Formally, DEA is a methodology directed to frontiers rather than central tendencies. Instead of trying to fit a regression plane through the center of the data as in statistical regressions, for example, one ‘floats’ a piecewise linear surface to rest on top of the observations. Because of this perspective, DEA proves particularly adept at uncovering relationships that would remain hidden from other methodologies. For instance, consider what one wants to mean by “efficiency”, or more generally, what one wants to mean by saying that one DMU is more efficient than another DMU. This is accomplished in a straightforward manner by DEA without requiring explicitly formulated assumptions and variations with various types of models such as in linear and nonlinear regression models.

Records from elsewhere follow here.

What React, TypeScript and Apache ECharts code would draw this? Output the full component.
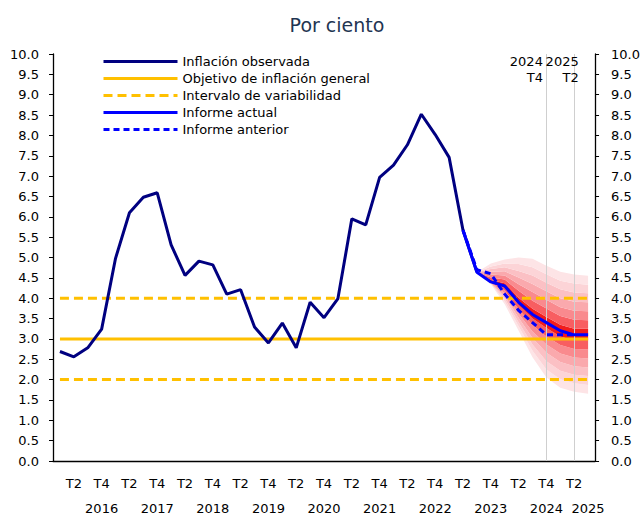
import React, { useEffect, useRef } from "react";
import * as echarts from "echarts";

// ---------- data ----------
const YEARS = [2016, 2017, 2018, 2019, 2020, 2021, 2022, 2023, 2024, 2025];
const QUARTERS = ["T1", "T2", "T3", "T4"];
const LAST_CATEGORY = "2025T3";

// Inflación observada (2016T1 .. 2023T3)
const observed = [
  2.69, 2.56, 2.78, 3.24,
  4.98, 6.10, 6.48, 6.59,
  5.31, 4.56, 4.91, 4.82,
  4.10, 4.21, 3.29, 2.90,
  3.39, 2.78, 3.90, 3.52,
  3.99, 5.95, 5.80, 6.97,
  7.27, 7.77, 8.52, 8.02,
  7.46, 5.67, 4.64,
];

// Informe actual (from 2023T2)
const ACTUAL_START = "2023T2";
const informeActual = [5.67, 4.64, 4.40, 4.30, 3.90, 3.60, 3.40, 3.20, 3.10, 3.10];

// Informe anterior (from 2023T2)
const ANTERIOR_START = "2023T2";
const informeAnterior = [5.67, 4.70, 4.60, 4.10, 3.70, 3.40, 3.10, 3.10, 3.10];

const TARGET = 3;
const RANGE_LOW = 2;
const RANGE_HIGH = 4;

// Fan chart edges (from 2023T3 to 2025T3), bottom to top
const FAN_START = "2023T3";
const fanLower100 = [4.64, 4.35, 3.85, 3.20, 2.55, 2.05, 1.80, 1.70, 1.65];
const fanLower85 = [4.64, 4.36, 3.92, 3.31, 2.71, 2.25, 2.01, 1.91, 1.87];
const fanLower70 = [4.64, 4.37, 3.99, 3.41, 2.86, 2.45, 2.22, 2.12, 2.09];
const fanLower55 = [4.64, 4.37, 4.05, 3.52, 3.02, 2.66, 2.43, 2.33, 2.30];
const fanLower40 = [4.64, 4.38, 4.12, 3.62, 3.18, 2.86, 2.64, 2.54, 2.52];
const fanLower25 = [4.64, 4.39, 4.19, 3.73, 3.34, 3.06, 2.85, 2.75, 2.74];
const fanLower10 = [4.64, 4.40, 4.26, 3.83, 3.50, 3.27, 3.06, 2.96, 2.96];
const fanUpper10 = [4.64, 4.45, 4.37, 4.01, 3.74, 3.54, 3.35, 3.25, 3.25];
const fanUpper25 = [4.64, 4.51, 4.46, 4.18, 3.94, 3.75, 3.56, 3.47, 3.46];
const fanUpper40 = [4.64, 4.58, 4.56, 4.34, 4.15, 3.96, 3.78, 3.69, 3.68];
const fanUpper55 = [4.64, 4.65, 4.66, 4.51, 4.35, 4.17, 4.00, 3.91, 3.90];
const fanUpper70 = [4.64, 4.72, 4.76, 4.67, 4.56, 4.38, 4.22, 4.14, 4.12];
const fanUpper85 = [4.64, 4.78, 4.85, 4.84, 4.76, 4.59, 4.43, 4.36, 4.33];
const fanUpper100 = [4.64, 4.85, 4.95, 5.00, 4.97, 4.80, 4.65, 4.58, 4.55];

// fan shades, outer -> core
const FAN_COLORS = ["#fde4e6", "#fcd4d7", "#fbc0c4", "#faa9ad", "#f98a8e", "#f85e61", "#f21c1c"];

const MARKERS = [
  { cat: "2024T4", label: "2024\nT4", dx: -3 },
  { cat: "2025T2", label: "2025\nT2", dx: 5 },
];

// ---------- helpers ----------
const categories: string[] = [];
YEARS.forEach((y) =>
  QUARTERS.forEach((q) => {
    categories.push(`${y}${q}`);
  })
);
categories.length = categories.indexOf(LAST_CATEGORY) + 1;

function place(start: string, values: number[]): (number | null)[] {
  const s = categories.indexOf(start);
  return categories.map((_, i) => (i >= s && i - s < values.length ? values[i - s] : null));
}
const constant = (v: number) => categories.map(() => v);

const FONT = "DejaVu Sans";

export default function App() {
  const ref = useRef<HTMLDivElement>(null);

  useEffect(() => {
    if (!ref.current) return;
    const chart = echarts.init(ref.current, undefined, { renderer: "svg" });

    const edges = [
      fanLower100, fanLower85, fanLower70, fanLower55, fanLower40, fanLower25, fanLower10,
      fanUpper10, fanUpper25, fanUpper40, fanUpper55, fanUpper70, fanUpper85, fanUpper100,
    ];
    const nBands = edges.length - 1;
    const mid = (nBands - 1) / 2;
    const fanSeries: any[] = [];
    fanSeries.push({
      name: "fanBase",
      type: "line",
      stack: "fan",
      data: place(FAN_START, edges[0]),
      symbol: "none",
      lineStyle: { opacity: 0, width: 0 },
      areaStyle: { opacity: 0 },
      z: 1,
      silent: true,
    });
    for (let k = 0; k < nBands; k++) {
      const diff = edges[k + 1].map((v, i) => +(v - edges[k][i]).toFixed(3));
      const level = k <= mid ? k : nBands - 1 - k;
      fanSeries.push({
        name: "fan" + k,
        type: "line",
        stack: "fan",
        data: place(FAN_START, diff),
        symbol: "none",
        lineStyle: { opacity: 0, width: 0 },
        areaStyle: { color: FAN_COLORS[level], opacity: 1 },
        z: 1,
        silent: true,
      });
    }

    const option: any = {
      animation: false,
      backgroundColor: "#ffffff",
      textStyle: { fontFamily: FONT },
      title: {
        text: "Por ciento",
        left: 332,
        top: 10,
        textAlign: "center",
        textStyle: { fontFamily: FONT, fontSize: 19, fontWeight: "normal", color: "#1f3552" },
      },
      legend: {
        data: [
          "Inflación observada",
          "Objetivo de inflación general",
          "Intervalo de variabilidad",
          "Informe actual",
          "Informe anterior",
        ],
        orient: "vertical",
        left: 102,
        top: 55,
        padding: 0,
        itemWidth: 74,
        itemHeight: 14,
        itemGap: 4,
        itemStyle: { opacity: 0 },
        lineStyle: { width: 3 },
        textStyle: { fontFamily: FONT, fontSize: 13, color: "#000" },
        selectedMode: false,
      },
      grid: { left: 53, right: 47, top: 54, bottom: 57, containLabel: false },
      xAxis: {
        type: "category",
        data: categories,
        boundaryGap: true,
        axisLine: { show: true, lineStyle: { color: "#000", width: 1.3 } },
        axisTick: { show: false },
        splitLine: { show: false },
        axisLabel: {
          interval: 0,
          hideOverlap: false,
          margin: 10,
          fontFamily: FONT,
          fontSize: 13,
          color: "#000",
          lineHeight: 25,
          formatter: (value: string) => {
            const q = value.slice(4);
            const y = value.slice(0, 4);
            if (q === "T2") return "T2";
            if (q === "T4") return "T4\n" + y;
            if (value === LAST_CATEGORY) return "\n" + y;
            return "";
          },
        },
      },
      yAxis: [0, 1].map((i) => ({
        type: "value",
        min: 0,
        max: 10,
        interval: 0.5,
        position: i === 0 ? "left" : "right",
        axisLine: { show: true, lineStyle: { color: "#000", width: 1.3 } },
        axisTick: { show: true, inside: false, length: 4, lineStyle: { color: "#000" } },
        splitLine: { show: false },
        axisLabel: {
          margin: i === 0 ? 14 : 16,
          fontFamily: FONT,
          fontSize: 13,
          color: "#000",
          formatter: (v: number) => v.toFixed(1),
        },
      })),
      series: [
        ...fanSeries,
        {
          name: "Intervalo de variabilidad",
          type: "line",
          data: constant(RANGE_HIGH),
          symbol: "none",
          lineStyle: { color: "#ffc000", width: 3, type: [9, 5] },
          itemStyle: { color: "#ffc000" },
          z: 2,
        },
        {
          name: "Intervalo de variabilidad",
          type: "line",
          data: constant(RANGE_LOW),
          symbol: "none",
          lineStyle: { color: "#ffc000", width: 3, type: [9, 5] },
          itemStyle: { color: "#ffc000" },
          z: 2,
        },
        {
          name: "Objetivo de inflación general",
          type: "line",
          data: constant(TARGET),
          symbol: "none",
          lineStyle: { color: "#ffc000", width: 3 },
          itemStyle: { color: "#ffc000" },
          z: 3,
          markLine: {
            silent: true,
            symbol: "none",
            label: { show: false },
            lineStyle: { color: "#cfcfcf", width: 1, type: "solid" },
            data: MARKERS.map((m) => ({ xAxis: m.cat })),
          },
          markPoint: {
            silent: true,
            symbol: "rect",
            symbolSize: 1,
            itemStyle: { color: "rgba(0,0,0,0)" },
            data: MARKERS.map((m) => ({
              coord: [m.cat, 10],
              label: {
                show: true,
                formatter: m.label,
                position: [m.dx, 0],
                align: "right",
                verticalAlign: "top",
                lineHeight: 16,
                fontFamily: FONT,
                fontSize: 13,
                color: "#000",
              },
            })),
          },
        },
        {
          name: "Inflación observada",
          type: "line",
          data: observed,
          symbol: "none",
          lineStyle: { color: "#000080", width: 3 },
          itemStyle: { color: "#000080" },
          z: 4,
        },
        {
          name: "Informe anterior",
          type: "line",
          data: place(ANTERIOR_START, informeAnterior),
          symbol: "none",
          lineStyle: { color: "#0000ff", width: 3, type: [6, 4] },
          itemStyle: { color: "#0000ff" },
          z: 5,
        },
        {
          name: "Informe actual",
          type: "line",
          data: place(ACTUAL_START, informeActual),
          symbol: "none",
          lineStyle: { color: "#0000ff", width: 3 },
          itemStyle: { color: "#0000ff" },
          z: 6,
        },
      ],
    };

    chart.setOption(option);
    return () => chart.dispose();
  }, []);

  return <div ref={ref} style={{ width: 643, height: 521, position: "absolute", left: 0, top: 0 }} />;
}
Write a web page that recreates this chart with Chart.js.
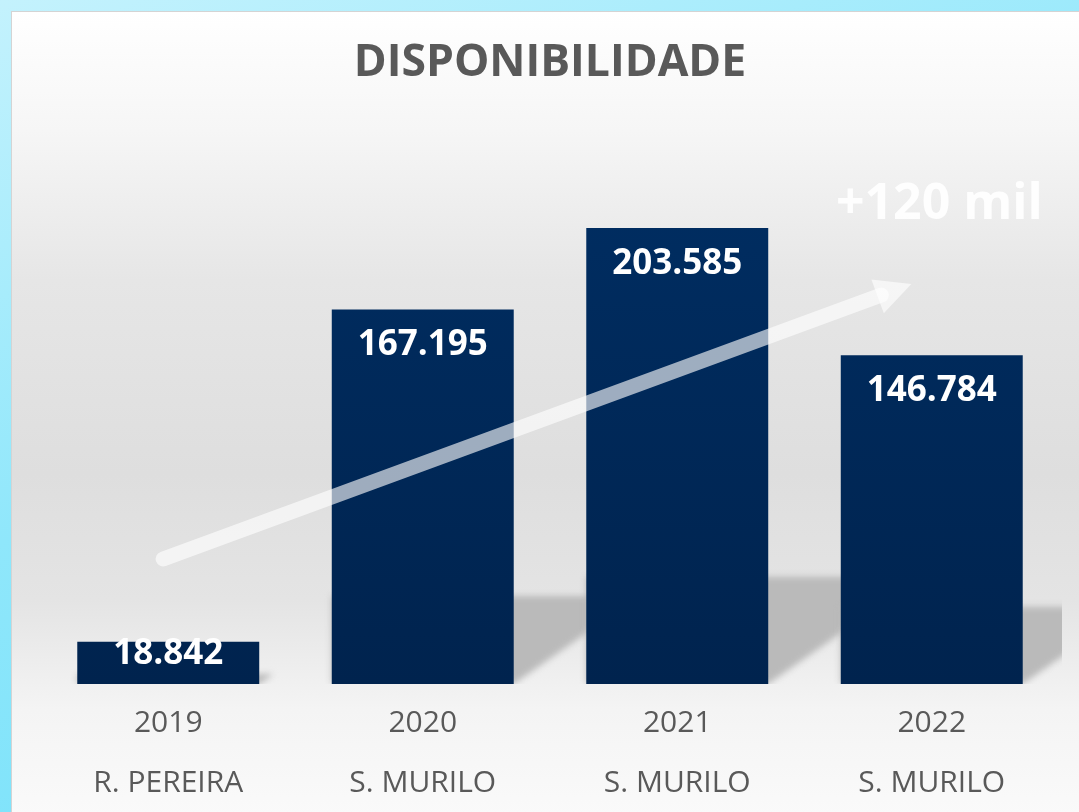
<!DOCTYPE html>
<html lang="pt-BR">
<head>
<meta charset="utf-8">
<title>Disponibilidade</title>
<script src="https://cdn.jsdelivr.net/npm/chart.js@4.4.0/dist/chart.umd.min.js"></script>
<style>
  html, body { margin: 0; padding: 0; }
  body {
    width: 1079px; height: 812px; overflow: hidden; position: relative;
    background: linear-gradient(160deg, #c4f2fd 0%, #8fe7fb 45%, #6ddffa 100%);
  }
  #painel {
    position: absolute; left: 11px; top: 11px; width: 1100px; height: 840px;
    border-left: 1px solid #d4d4d4; border-top: 1px solid #d4d4d4;
    background: linear-gradient(to bottom, #ffffff 0%, #f6f6f6 14%, #e6e6e6 32%, #dedede 55%, #e4e4e4 70%, #f4f4f4 83%, #fcfcfc 100%);
  }
  #grafico { position: absolute; left: 0; top: 0; }
</style>
</head>
<body>
<div id="painel"></div>
<canvas id="grafico" width="1079" height="822"></canvas>
<script>
// Dados do gráfico
const anos = ['2019', '2020', '2021', '2022'];
const gestores = ['R. PEREIRA', 'S. MURILO', 'S. MURILO', 'S. MURILO'];
const disponibilidade = [18842, 167195, 203585, 146784];
const textoSeta = '+120 mil';

// formata 167195 -> 167.195
function formatar(v) {
    return String(v).replace(/\B(?=(\d{3})+(?!\d))/g, '.');
}

// sombra em perspectiva atrás das barras (cortada na área do gráfico)
const sombraPlugin = {
    id: 'sombra',
    beforeDatasetsDraw(chart) {
        const ctx = chart.ctx;
        const area = chart.chartArea;
        const meta = chart.getDatasetMeta(0);
        ctx.save();
        ctx.beginPath();
        ctx.rect(area.left, area.top, area.right - area.left + 3, area.bottom - area.top);
        ctx.clip();
        ctx.filter = 'blur(3px)';
        ctx.fillStyle = '#bababa';
        meta.data.forEach(bar => {
            const h = bar.base - bar.y;
            const esq = bar.x - bar.width / 2;
            const dir = bar.x + bar.width / 2;
            const topo = bar.base - h * 0.235;
            const dx = Math.min(82, h * 0.3);
            ctx.beginPath();
            ctx.moveTo(esq, bar.base);
            ctx.lineTo(dir, bar.base);
            ctx.lineTo(dir + dx, bar.base - dx * 0.7);
            ctx.lineTo(dir + dx, topo);
            ctx.lineTo(esq, topo);
            ctx.closePath();
            ctx.fill();
        });
        ctx.restore();
    }
};

// seta de tendência, rótulos das barras e texto "+120 mil"
const extrasPlugin = {
    id: 'extras',
    afterDatasetsDraw(chart) {
        const ctx = chart.ctx;
        const x = chart.scales.x;
        const y = chart.scales.y;
        const meta = chart.getDatasetMeta(0);

        // seta
        const x0 = x.getPixelForValue(-0.02), y0 = y.getPixelForValue(55800);
        const x1 = x.getPixelForValue(2.92), y1 = y.getPixelForValue(178600);
        const ang = Math.atan2(y1 - y0, x1 - x0);
        const ux = Math.cos(ang), uy = Math.sin(ang);
        const cab = 36;
        ctx.save();
        ctx.globalAlpha = 0.62;
        ctx.strokeStyle = '#ffffff';
        ctx.fillStyle = '#ffffff';
        ctx.lineWidth = 15;
        ctx.lineCap = 'round';
        ctx.beginPath();
        ctx.moveTo(x0, y0);
        ctx.lineTo(x1 - ux * (cab - 4), y1 - uy * (cab - 4));
        ctx.stroke();
        ctx.beginPath();
        ctx.moveTo(x1, y1);
        ctx.lineTo(x1 - ux * cab - uy * 18, y1 - uy * cab + ux * 18);
        ctx.lineTo(x1 - ux * cab + uy * 18, y1 - uy * cab - ux * 18);
        ctx.closePath();
        ctx.fill();
        ctx.restore();

        // rótulos dentro das barras
        ctx.save();
        ctx.fillStyle = '#ffffff';
        ctx.font = 'bold 35px "Open Sans", sans-serif';
        ctx.textAlign = 'center';
        ctx.textBaseline = 'middle';
        meta.data.forEach((bar, i) => {
            const h = bar.base - bar.y;
            const pos = h < 70 ? bar.y + 12 : bar.y + 36;
            ctx.fillText(formatar(disponibilidade[i]), bar.x, pos);
        });

        // texto da seta
        ctx.font = 'bold 50px "Open Sans", sans-serif';
        ctx.globalAlpha = 0.9;
        ctx.fillText(textoSeta, x.getPixelForValue(3.03), y.getPixelForValue(214000));
        ctx.restore();
    }
};

const canvas = document.getElementById('grafico');
const ctxG = canvas.getContext('2d');
const gradBarra = ctxG.createLinearGradient(0, 150, 0, 683);
gradBarra.addColorStop(0, '#002e63');
gradBarra.addColorStop(1, '#00234e');

new Chart(canvas, {
    type: 'bar',
    data: {
        labels: anos.map((a, i) => [a, gestores[i]]),
        datasets: [{
            label: 'Disponibilidade',
            data: disponibilidade,
            backgroundColor: gradBarra,
            borderWidth: 0,
            categoryPercentage: 1,
            barPercentage: 0.715
        }]
    },
    options: {
        responsive: false,
        animation: false,
        layout: {
            padding: { left: 41, right: 20, top: 0, bottom: 0 }
        },
        plugins: {
            legend: { display: false },
            tooltip: { enabled: false },
            title: {
                display: true,
                text: 'DISPONIBILIDADE',
                color: '#595959',
                font: { family: '"Open Sans", sans-serif', size: 44.5, weight: 'bold', lineHeight: 1.2 },
                padding: { top: 37, bottom: 56 }
            }
        },
        scales: {
            x: {
                grid: { display: false, drawTicks: false },
                border: { display: false },
                ticks: {
                    color: '#595959',
                    padding: 9,
                    font: { family: '"Open Sans", sans-serif', size: 30, lineHeight: 2 }
                }
            },
            y: {
                display: false,
                min: 0,
                max: 240000
            }
        }
    },
    plugins: [sombraPlugin, extrasPlugin]
});
</script>
</body>
</html>
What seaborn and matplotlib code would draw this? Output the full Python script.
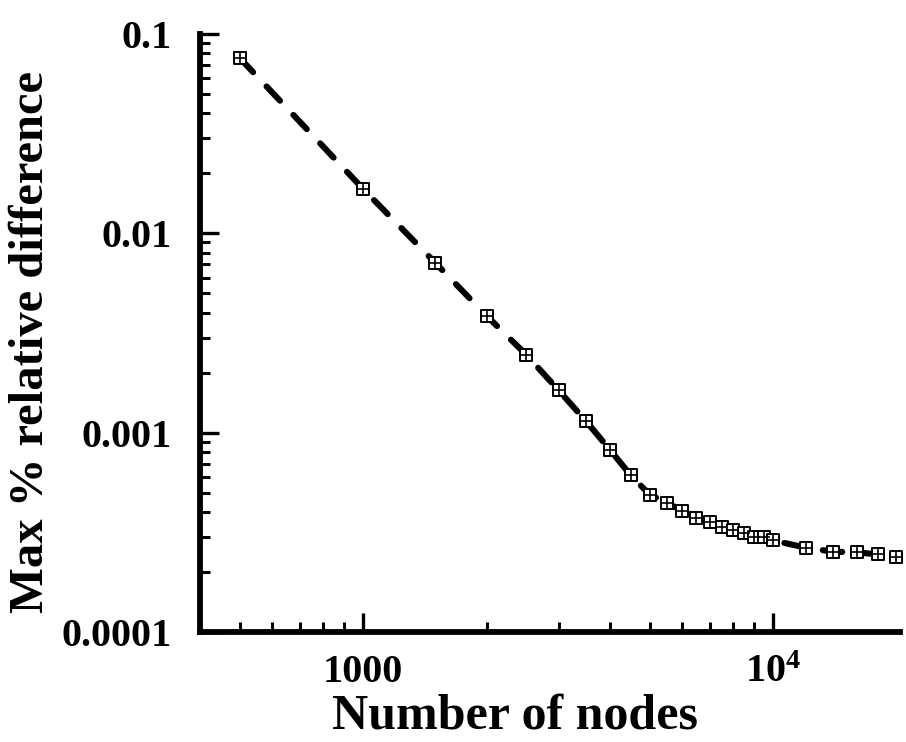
import matplotlib
matplotlib.use("Agg")
import matplotlib.pyplot as plt
import numpy as np
import pandas as pd
import seaborn as sns
from matplotlib.ticker import FixedLocator, FixedFormatter, NullFormatter

# ---- data ----
nodes = [500, 1000, 1500, 2000, 2500, 3000, 3500, 4000, 4500, 5000,
         5500, 6000, 6500, 7000, 7500, 8000, 8500, 9000, 9500, 10000,
         12000, 14000, 16000, 18000, 20000]
max_rel_diff = [0.0758, 0.0167, 0.00711, 0.00386, 0.00246, 0.00163, 0.00114,
                0.00082, 0.00061, 0.000489, 0.000446, 0.000406, 0.000375,
                0.000358, 0.000338, 0.000326, 0.000315, 0.000301, 0.000298,
                0.000288, 0.000265, 0.000253, 0.000251, 0.000245, 0.000239]
x_major_ticks = [1000, 10000]
x_major_labels = ["1000", r"$\mathbf{10^{4}}$"]
x_minor_ticks = [500, 600, 700, 800, 900, 2000, 3000, 4000, 5000, 6000,
                 7000, 8000, 9000]
y_major_ticks = [0.0001, 0.001, 0.01, 0.1]
y_major_labels = ["0.0001", "0.001", "0.01", "0.1"]
x_label = "Number of nodes"
y_label = "Max % relative difference"

df = pd.DataFrame({"nodes": nodes, "diff": max_rel_diff})

sns.set_style("ticks")
plt.rcParams["font.family"] = ["Liberation Serif", "DejaVu Serif"]
plt.rcParams["font.weight"] = "bold"
plt.rcParams["text.color"] = "black"
plt.rcParams["axes.labelcolor"] = "black"
plt.rcParams["mathtext.fontset"] = "custom"
plt.rcParams["mathtext.rm"] = "Liberation Serif:bold"
plt.rcParams["mathtext.bf"] = "Liberation Serif:bold"
plt.rcParams["mathtext.it"] = "Liberation Serif:bold"

fig = plt.figure(figsize=(9.06, 7.42), dpi=100)
ax = fig.add_axes([200 / 906, 110 / 742, 700 / 906, 598 / 742])

sns.lineplot(data=df, x="nodes", y="diff", ax=ax, color="black",
             linewidth=4.4, linestyle=(0, (3.2, 3.2)),
             dash_capstyle="round", zorder=2, legend=False)
sns.scatterplot(data=df, x="nodes", y="diff", ax=ax, marker="s", s=75,
                facecolor="white", edgecolor="black", linewidth=1.4,
                zorder=3, legend=False, clip_on=False)
sns.scatterplot(data=df, x="nodes", y="diff", ax=ax, marker="+", s=75,
                color="black", linewidth=1.2, zorder=4, legend=False,
                clip_on=False)

ax.set_xscale("log")
ax.set_yscale("log")
ax.set_xlim(400, 20400)
ax.set_ylim(0.0001, 0.1)

ax.xaxis.set_major_locator(FixedLocator(x_major_ticks))
ax.xaxis.set_major_formatter(FixedFormatter(x_major_labels))
ax.xaxis.set_minor_locator(FixedLocator(x_minor_ticks))
ax.xaxis.set_minor_formatter(NullFormatter())

y_minor = [m * 10.0 ** e for e in range(-4, -1) for m in range(2, 10)]
ax.yaxis.set_major_locator(FixedLocator(y_major_ticks))
ax.yaxis.set_major_formatter(FixedFormatter(y_major_labels))
ax.yaxis.set_minor_locator(FixedLocator(y_minor))
ax.yaxis.set_minor_formatter(NullFormatter())

for side in ("top", "right"):
    ax.spines[side].set_visible(False)
for side in ("left", "bottom"):
    ax.spines[side].set_linewidth(4.2)
    ax.spines[side].set_color("black")

ax.tick_params(which="major", direction="in", length=14, width=2.4,
               labelsize=29, pad=20, colors="black")
ax.tick_params(which="minor", direction="in", length=7.5, width=2.2,
               colors="black")
ax.tick_params(axis="x", which="major", pad=16)
for lab in ax.get_xticklabels() + ax.get_yticklabels():
    lab.set_fontweight("bold")
    lab.set_color("black")

ax.set_xlabel(x_label, fontsize=36, fontweight="bold", color="black")
ax.set_ylabel(y_label, fontsize=35, fontweight="bold", color="black")
ax.xaxis.set_label_coords(0.45, -0.103)
ax.yaxis.set_label_coords(-0.21, 0.485)

fig.savefig("out.png", dpi=100)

1. Charnes, A., W.W. Cooper, and E. Rhodes, 1978, Measuring the efficiency of decision making units, European Journal of Operational Research 2, 429-444.
2. Cooper, W.W., Seiford, L.M. and Tone, K., 2nd ed. 2007, Data Envelopment Analysis: A Comprehensive Text with Models, Applications, References and DEA-Solver Software, Kluwer Academic Publishers, Boston.
3. Takamura, T. and K. Tone, 2003, “A Comparative Site Evaluation Study for Relocating Japanese Government Agencies Out of Tokyo,” Socio-Economic Planning Sciences 37, 85-102.
4. Zhu, J. 2003, Quantitative Models for Performance Evaluation and Benchmarking: Data Envelopment Analysis with Spreadsheets and DEA Excel Solver, Kluwer Academic Publishers, Boston.
5. Zhu, J. 2009, Quantitative Models for Performance Evaluation and Benchmarking: Data Envelopment Analysis with Spreadsheets, 2nd Edition, Springer, New York.